Entre septembre et décembre 2023 Viginum a mené des analyses approfondies d’un réseau regroupant des sites d’informations diffusant des contenus pro-russes, certains ouvertement politiques et d’autres plus anodins.

Baptisé « Portal Kombat » en raison de sa « stratégie informationnelle offensive », le réseau regroupe pas moins de 193 sites actifs pour certains depuis 2013 (et pour les plus récents juin 2023) dont l’activité vise explicitement les Etats occidentaux affichant leur soutien à l’Ukraine depuis l’invasion russe. Comme l’indique le rapport de Viginum[1], ces sites ne diffusent aucun contenu original et fonctionnent comme des relais de publications issues majoritairement de trois sources : les comptes de réseaux sociaux russes et pro-russes, les agences de presses russes et les sites officiels d’institutions ou d’acteurs locaux.

Le principal objectif poursuivi par « Portal Kombat » est de présenter une image positive de « l’opération militaire spéciale » menée par la Russie en Ukraine et, dans le cas français à travers pravda-fr[.]com, de « polariser les échanges et le débat public numérique francophone »[2]. Plusieurs techniques sont également utilisées afin d’élargir au maximum l’audience des 193 sites : la sélection des sources pro-russes selon les localités visées, l’automatisation de la diffusion des contenus et l’optimisation du référencement sur les différents moteurs de recherche.

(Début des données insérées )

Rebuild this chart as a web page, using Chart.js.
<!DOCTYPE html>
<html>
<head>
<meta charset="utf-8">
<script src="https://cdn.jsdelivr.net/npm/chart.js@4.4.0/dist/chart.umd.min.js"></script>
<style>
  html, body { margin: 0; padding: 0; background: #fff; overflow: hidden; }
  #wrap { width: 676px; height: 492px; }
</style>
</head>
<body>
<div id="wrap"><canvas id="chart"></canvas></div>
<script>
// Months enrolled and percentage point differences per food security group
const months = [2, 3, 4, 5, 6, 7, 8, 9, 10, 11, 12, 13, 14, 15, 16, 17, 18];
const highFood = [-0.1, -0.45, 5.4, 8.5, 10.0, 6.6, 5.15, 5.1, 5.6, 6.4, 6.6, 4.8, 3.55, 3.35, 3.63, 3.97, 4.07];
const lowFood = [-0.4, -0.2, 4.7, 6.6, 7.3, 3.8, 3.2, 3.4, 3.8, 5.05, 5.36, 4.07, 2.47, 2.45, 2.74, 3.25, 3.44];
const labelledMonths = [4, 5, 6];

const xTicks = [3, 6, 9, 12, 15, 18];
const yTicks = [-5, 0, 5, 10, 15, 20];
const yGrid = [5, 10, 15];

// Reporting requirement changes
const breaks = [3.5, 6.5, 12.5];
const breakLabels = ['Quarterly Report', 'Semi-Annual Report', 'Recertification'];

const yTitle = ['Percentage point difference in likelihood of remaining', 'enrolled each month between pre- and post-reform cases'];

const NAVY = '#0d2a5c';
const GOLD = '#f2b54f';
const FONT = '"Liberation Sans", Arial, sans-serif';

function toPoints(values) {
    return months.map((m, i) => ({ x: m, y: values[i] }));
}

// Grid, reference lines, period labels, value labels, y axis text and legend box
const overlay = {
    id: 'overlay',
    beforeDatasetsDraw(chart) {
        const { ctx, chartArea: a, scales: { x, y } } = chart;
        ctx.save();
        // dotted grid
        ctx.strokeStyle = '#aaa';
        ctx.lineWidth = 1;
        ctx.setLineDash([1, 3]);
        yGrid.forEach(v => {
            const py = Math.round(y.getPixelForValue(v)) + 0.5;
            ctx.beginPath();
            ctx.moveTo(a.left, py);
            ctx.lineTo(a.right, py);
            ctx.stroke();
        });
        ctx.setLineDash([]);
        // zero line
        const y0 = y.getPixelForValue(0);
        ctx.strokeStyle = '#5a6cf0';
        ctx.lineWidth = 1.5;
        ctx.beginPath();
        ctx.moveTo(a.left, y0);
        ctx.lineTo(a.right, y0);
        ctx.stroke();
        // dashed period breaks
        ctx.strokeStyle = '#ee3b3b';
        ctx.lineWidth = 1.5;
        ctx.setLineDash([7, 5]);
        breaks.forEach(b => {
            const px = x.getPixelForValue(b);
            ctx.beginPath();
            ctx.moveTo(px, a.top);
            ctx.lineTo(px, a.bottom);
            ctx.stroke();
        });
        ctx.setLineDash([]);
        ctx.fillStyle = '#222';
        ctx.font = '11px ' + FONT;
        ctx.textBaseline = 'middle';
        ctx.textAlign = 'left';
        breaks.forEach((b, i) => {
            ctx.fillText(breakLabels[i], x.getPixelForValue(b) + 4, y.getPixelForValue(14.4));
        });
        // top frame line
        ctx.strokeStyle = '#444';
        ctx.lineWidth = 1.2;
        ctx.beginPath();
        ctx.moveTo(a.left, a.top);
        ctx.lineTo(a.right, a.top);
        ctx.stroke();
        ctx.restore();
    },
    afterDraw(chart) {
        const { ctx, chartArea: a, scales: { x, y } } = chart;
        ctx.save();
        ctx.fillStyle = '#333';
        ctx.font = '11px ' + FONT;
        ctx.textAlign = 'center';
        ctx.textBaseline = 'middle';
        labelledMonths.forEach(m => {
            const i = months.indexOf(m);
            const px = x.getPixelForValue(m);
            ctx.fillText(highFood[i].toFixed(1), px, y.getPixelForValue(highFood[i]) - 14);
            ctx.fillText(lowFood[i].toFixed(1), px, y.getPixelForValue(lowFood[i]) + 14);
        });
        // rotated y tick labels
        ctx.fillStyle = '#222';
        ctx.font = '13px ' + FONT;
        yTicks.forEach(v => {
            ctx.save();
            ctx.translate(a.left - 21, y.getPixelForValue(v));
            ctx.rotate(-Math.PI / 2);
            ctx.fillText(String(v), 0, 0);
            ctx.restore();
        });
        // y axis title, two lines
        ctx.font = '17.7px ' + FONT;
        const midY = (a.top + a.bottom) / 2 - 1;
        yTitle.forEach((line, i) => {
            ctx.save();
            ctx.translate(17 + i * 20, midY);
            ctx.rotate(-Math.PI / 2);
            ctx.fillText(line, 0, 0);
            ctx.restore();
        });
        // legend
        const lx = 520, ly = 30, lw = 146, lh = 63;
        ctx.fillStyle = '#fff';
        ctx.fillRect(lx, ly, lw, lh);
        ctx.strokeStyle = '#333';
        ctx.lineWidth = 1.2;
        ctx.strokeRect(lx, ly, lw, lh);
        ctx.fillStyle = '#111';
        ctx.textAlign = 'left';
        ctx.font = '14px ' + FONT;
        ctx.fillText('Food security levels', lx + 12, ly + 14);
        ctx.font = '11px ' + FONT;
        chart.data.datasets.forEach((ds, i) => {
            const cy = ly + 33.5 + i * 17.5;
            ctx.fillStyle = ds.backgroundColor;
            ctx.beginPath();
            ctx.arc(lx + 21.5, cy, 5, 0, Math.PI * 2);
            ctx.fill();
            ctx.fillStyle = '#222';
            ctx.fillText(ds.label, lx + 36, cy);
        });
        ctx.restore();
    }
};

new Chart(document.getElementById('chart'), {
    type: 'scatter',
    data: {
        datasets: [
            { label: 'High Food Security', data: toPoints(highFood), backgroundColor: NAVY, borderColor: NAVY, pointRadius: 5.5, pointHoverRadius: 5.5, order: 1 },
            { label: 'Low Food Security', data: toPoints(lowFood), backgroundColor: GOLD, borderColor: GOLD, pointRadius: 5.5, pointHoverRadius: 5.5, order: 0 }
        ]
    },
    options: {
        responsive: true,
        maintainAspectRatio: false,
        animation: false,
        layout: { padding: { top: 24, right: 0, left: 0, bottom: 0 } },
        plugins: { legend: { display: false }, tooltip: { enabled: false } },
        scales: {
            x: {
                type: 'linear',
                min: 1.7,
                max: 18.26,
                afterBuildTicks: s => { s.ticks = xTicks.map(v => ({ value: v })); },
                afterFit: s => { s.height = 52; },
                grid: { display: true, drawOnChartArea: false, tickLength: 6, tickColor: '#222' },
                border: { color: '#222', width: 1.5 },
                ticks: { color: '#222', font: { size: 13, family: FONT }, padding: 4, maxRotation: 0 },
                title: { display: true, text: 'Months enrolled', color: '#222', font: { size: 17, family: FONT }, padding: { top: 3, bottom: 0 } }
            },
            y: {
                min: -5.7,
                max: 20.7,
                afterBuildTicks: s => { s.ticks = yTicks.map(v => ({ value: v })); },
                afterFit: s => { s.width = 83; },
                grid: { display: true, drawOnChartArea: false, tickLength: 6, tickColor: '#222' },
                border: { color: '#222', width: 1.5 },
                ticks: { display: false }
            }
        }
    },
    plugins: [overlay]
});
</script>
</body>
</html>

Considérées comme de potentielles cellules dormantes pouvant redoubler d’activité lors des nombreuses élections prévues en 2024 en Europe et dans le monde, Paris et Berlin ont communiqué ensemble sur le sujet ce lundi 12 février lors de la réunion à la Celle-Saint-Cloud du format Weimar[3].

Références

[1] https://www.sgdsn.gouv.fr/files/files/20240212_NP_SGDSN_VIGINUM_RAPPORT-RESEAU-PORTAL-KOMBAT_VF.pdf

[2] Toujours selon le rapport de Viginum

[3] Le « triangle de Weimar », est le nom de la plateforme d’échange entre la France, l’Allemagne et la Pologne. Crée en 1991 pour soutenir l’adhésion de la Pologne à l’Otan, le triangle de Weimar est désormais un outil diplomatique plus large et est actuellement utilisé par les trois pays pour contrer efficacement les attaques russes de désinformation et les tentatives d’ingérences.